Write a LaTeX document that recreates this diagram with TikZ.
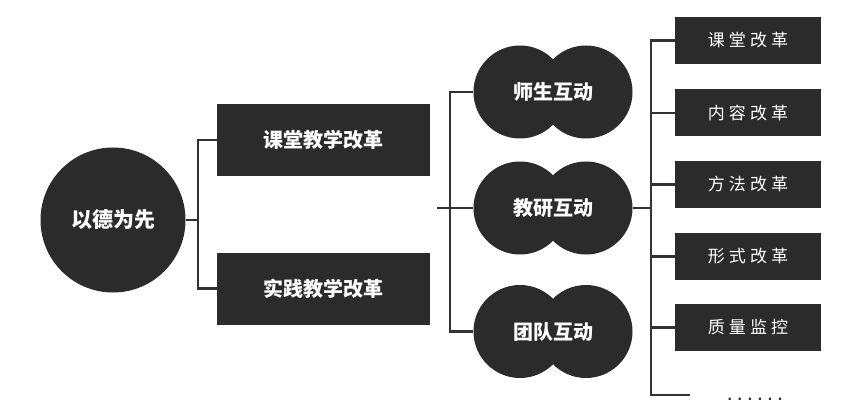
\documentclass[tikz,border=0pt]{standalone}
\usepackage{fontspec}
\usepackage{tikz}
\usetikzlibrary{positioning,calc}
\newfontfamily\cjk{Noto Sans CJK SC}
\newfontfamily\cjkspaced[LetterSpace=24]{Noto Sans CJK SC}
\newfontfamily\dotfont[LetterSpace=35]{Liberation Sans}
\definecolor{boxgray}{HTML}{2B2B2B}
\definecolor{linegray}{HTML}{333333}
\tikzset{
  darkbox/.style={rectangle, fill=boxgray, text=white, inner sep=0pt,
    minimum width=213pt, minimum height=72pt,
    font=\cjk\bfseries\fontsize{20}{24}\selectfont},
  smallbox/.style={rectangle, fill=boxgray, text=white, inner sep=0pt,
    minimum width=146pt, minimum height=47pt,
    font=\cjkspaced\fontsize{17}{20}\selectfont},
  twin/.style={rectangle, text=white, inner sep=0pt,
    minimum width=159pt, minimum height=93pt,
    font=\cjk\bfseries\fontsize{20}{24}\selectfont},
  link/.style={draw=linegray, line width=2.4pt}
}

\begin{document}
\begin{tikzpicture}[x=1pt,y=-1pt]
\useasboundingbox (0,0) rectangle (852,417);
% root and first level
\node[circle, fill=boxgray, text=white, minimum size=145pt, inner sep=0pt,
  font=\cjk\bfseries\fontsize{21}{24}\selectfont] (Root) at (113,220) {以德为先};
\node[darkbox] (ClassReform) at (323.5,140) {课堂教学改革};
\node[darkbox] (PracticeReform) at (323.5,288.5) {实践教学改革};
\coordinate (LeftFork) at (198,220);
\draw[link] (Root) -- (LeftFork);
\draw[link] (ClassReform.west) -| (LeftFork) |- (PracticeReform.west);

% interaction shapes
\foreach \name/\y/\label in {TeacherStudent/92/师生互动, Research/208/教研互动, Team/331.5/团队互动}{
  \fill[boxgray] (520,\y) circle (46.5pt) (586,\y) circle (46.5pt);
  \node[twin] (\name) at (553,\y) {\label};
}
\coordinate (MidIn) at (437,208);
\coordinate (MidFork) at (450,208);
\draw[link] (MidIn) -- (MidFork);
\draw[link] (TeacherStudent.west) -| (MidFork) |- (Team.west);
\draw[link] (MidFork) -- (Research.west);

% reform items
\foreach \name/\y/\label in {Lesson/40.5/课堂改革, Content/113/内容改革, Method/184.5/方法改革, Form/256.5/形式改革, Quality/327.5/质量监控}
  \node[smallbox] (\name) at (748,\y) {\label};
\coordinate (RightFork) at (651,208);
\coordinate (MoreEnd) at (690,395);
\draw[link] (Research.east) -- (RightFork);
\draw[link] (Lesson.west) -| (RightFork) |- (MoreEnd);
\foreach \name in {Content,Method,Form,Quality}
  \draw[link] (RightFork |- \name.west) -- (\name.west);
\node[font=\dotfont\bfseries\fontsize{16}{18}\selectfont, text=linegray] (More) at (755,399) {......};
\end{tikzpicture}
\end{document}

◇ ◇ ◇ ◇ ◇ ◇ ◇

◆ YOUR TASK
Copy nothing but the lines from the top of the data down to the line containing "(MidFork) -- (Research.west);", and leave the pictures out.

◆ ANSWER TO THIS EXERCISE
Write a LaTeX document that recreates this diagram with TikZ.
\documentclass[tikz,border=0pt]{standalone}
\usepackage{fontspec}
\usepackage{tikz}
\usetikzlibrary{positioning,calc}
\newfontfamily\cjk{Noto Sans CJK SC}
\newfontfamily\cjkspaced[LetterSpace=24]{Noto Sans CJK SC}
\newfontfamily\dotfont[LetterSpace=35]{Liberation Sans}
\definecolor{boxgray}{HTML}{2B2B2B}
\definecolor{linegray}{HTML}{333333}
\tikzset{
  darkbox/.style={rectangle, fill=boxgray, text=white, inner sep=0pt,
    minimum width=213pt, minimum height=72pt,
    font=\cjk\bfseries\fontsize{20}{24}\selectfont},
  smallbox/.style={rectangle, fill=boxgray, text=white, inner sep=0pt,
    minimum width=146pt, minimum height=47pt,
    font=\cjkspaced\fontsize{17}{20}\selectfont},
  twin/.style={rectangle, text=white, inner sep=0pt,
    minimum width=159pt, minimum height=93pt,
    font=\cjk\bfseries\fontsize{20}{24}\selectfont},
  link/.style={draw=linegray, line width=2.4pt}
}

\begin{document}
\begin{tikzpicture}[x=1pt,y=-1pt]
\useasboundingbox (0,0) rectangle (852,417);
% root and first level
\node[circle, fill=boxgray, text=white, minimum size=145pt, inner sep=0pt,
  font=\cjk\bfseries\fontsize{21}{24}\selectfont] (Root) at (113,220) {以德为先};
\node[darkbox] (ClassReform) at (323.5,140) {课堂教学改革};
\node[darkbox] (PracticeReform) at (323.5,288.5) {实践教学改革};
\coordinate (LeftFork) at (198,220);
\draw[link] (Root) -- (LeftFork);
\draw[link] (ClassReform.west) -| (LeftFork) |- (PracticeReform.west);

% interaction shapes
\foreach \name/\y/\label in {TeacherStudent/92/师生互动, Research/208/教研互动, Team/331.5/团队互动}{
  \fill[boxgray] (520,\y) circle (46.5pt) (586,\y) circle (46.5pt);
  \node[twin] (\name) at (553,\y) {\label};
}
\coordinate (MidIn) at (437,208);
\coordinate (MidFork) at (450,208);
\draw[link] (MidIn) -- (MidFork);
\draw[link] (TeacherStudent.west) -| (MidFork) |- (Team.west);
\draw[link] (MidFork) -- (Research.west);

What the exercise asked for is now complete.